Extracting scalable program models for TLA model checking

University essay from KTH/Skolan för elektroteknik och datavetenskap (EECS)

Author: Anders Ågren Thuné; Theo Puranen Åhfeldt; [2020]

Keywords: ;

Abstract: Program verification has long been of interest to researchers and practitioners for its role in asserting reliability in critical systems. Many such systems feature reactive behavior, where temporal properties are of interest. Consequently, a number of systems and program verification tools for dealing with temporal logic have been developed. One such is TLA, whose main purpose is to verify temporal properties of systems using model checking. A TLA model is determined by a logical formula that describes all possible behaviors of a system. TLA is primarily used to verify abstract system designs, as it is considered ill-suited for implementation code in real programming languages. This thesis investigates how TLA models can be extracted from real code, in order to verify temporal properties of the code. The main problem is getting the model size to scale well with the size of the code, while still being representative.
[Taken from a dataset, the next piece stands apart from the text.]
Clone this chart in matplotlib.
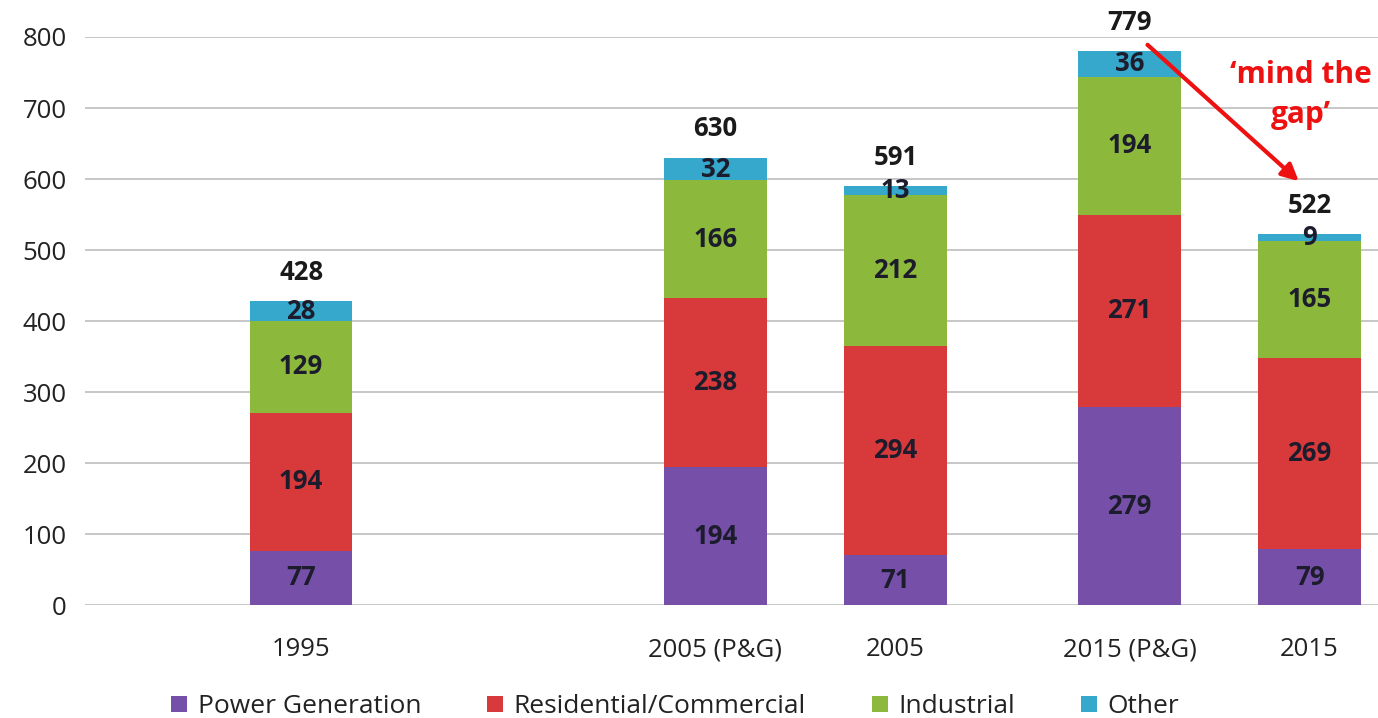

The paper presents a general method for achieving this, which utilizes deductive verification to abstract away unnecessary implementation details from the model. Specifically, blocks which can be considered atomic are identified in the original code and replaced with Hoare-style assertions representing only the data transformation performed in the block. The result can then be translated to a more compact TLA model. The assertions, known as block contracts, are verified separately using deductive verification, ensuring the model remains representative. We successfully instantiate the method on a simple C program, using the tool Frama-C to perform deductive verification on blocks of code and translating the result to a TLA model in several steps. The PlusCal algorithm language is used as an intermediary to simplify the translation, and block contracts are successfully translated to TLA using a simple encoding. The results show promise, but there is future work to be done.